Valery Alexandrovich Volkov (/ru/; 1 May 1928 – 6 April 2020) was a Soviet-Russian painter and art historian who lived and worked in Central Asia and in Russia. Intercultural experiences and knowledge gleaned from the art history of two different cultures was reflected in a distinctive fusion of influences in his paintings. His painting style is associated with abstract expressionism and merges a sensual world of colour of the Orient and the gestural brush technique of European modernism.

Born in Fergana, in the Uzbek SSR (now Uzbekistan), he spent his childhood traveling with the parents to explore the mountains and deserts surrounded the Fergana Valley. He was educated in Tashkent and undertook formal training in fine arts. He was an active participant in exhibitions as a young artist and became a member of the Artists’ Union of Uzbekistan in 1949. While working as an artist, he studied and graduated in art history at the National University of Uzbekistan, Tashkent, in 1952.

In 1966 an earthquake struck Uzbekistan, devastating the city of Tashkent. Destroying most of the city’s buildings, the disaster left hundreds of thousands of residents homeless. As a result of the earthquake and the loss of their home, Volkov moved with his wife and five years old son to Moscow.

In 1969 his solo exhibition in Moscow was rejected by the Party Bureau of the Union of Artists which censored art on behalf of the Communist Party.
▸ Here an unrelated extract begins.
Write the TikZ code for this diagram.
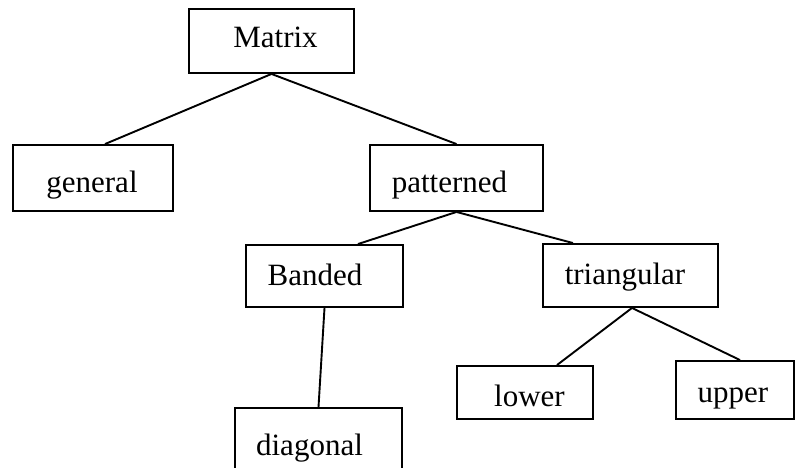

Volkov’s artworks were condemned as not following the mandated “socialist realism” style of Soviet art and therefore a danger to public morality. He was excluded from official exhibitions for the next ten years. The same year his son, Nikolay died.

Frequently returning to his native land, Volkov joined with Igor Savitsky in art preservation projects and the establishment of the Nukus Museum of Art (also known as the ‘Desert of Forbidden Art’) in Karakalpakstan. The mission was to collect avant-garde artworks saving them from a disposal by the Soviet authorities and build a collection of the antiquities of Khorezm’s ancient civilization (Khwarazm). The region had a rich cultural heritage of historical narratives and live traditions. He employed his art as a visual vehicle to interpret these experiences. Travel and observation stimulated his interest in mechanisms of colour perception, which thereafter become a foundation of his artworks.

==Life==
===Early life and education===

Valery Volkov was born in Fergana; he was the firstborn son to Alexander Nikolaevich Volkov and Elena Semenovna Volkova (née Melnikova). His father was an acclaimed painter and poet, Russian by nationality he was born, lived and worked in Russian Turkestan, as it was called before the Russian Revolution and now known as Uzbekistan. From childhood Valery was surrounded by people whose traditions and roots lay in a long historical struggle for independence and democratic freedom for the Turkestanis of The Fergana Valley. As the generation before them, his family travelled throughout the local villages exploring Turkmen and Uzbek traditions. These memorable trips ignited a wanderlust in him that lasted a lifetime. The natural beauty as well as the cultural and ethnic diversity of the region cemented Volkov’s connection to the culture of Asia.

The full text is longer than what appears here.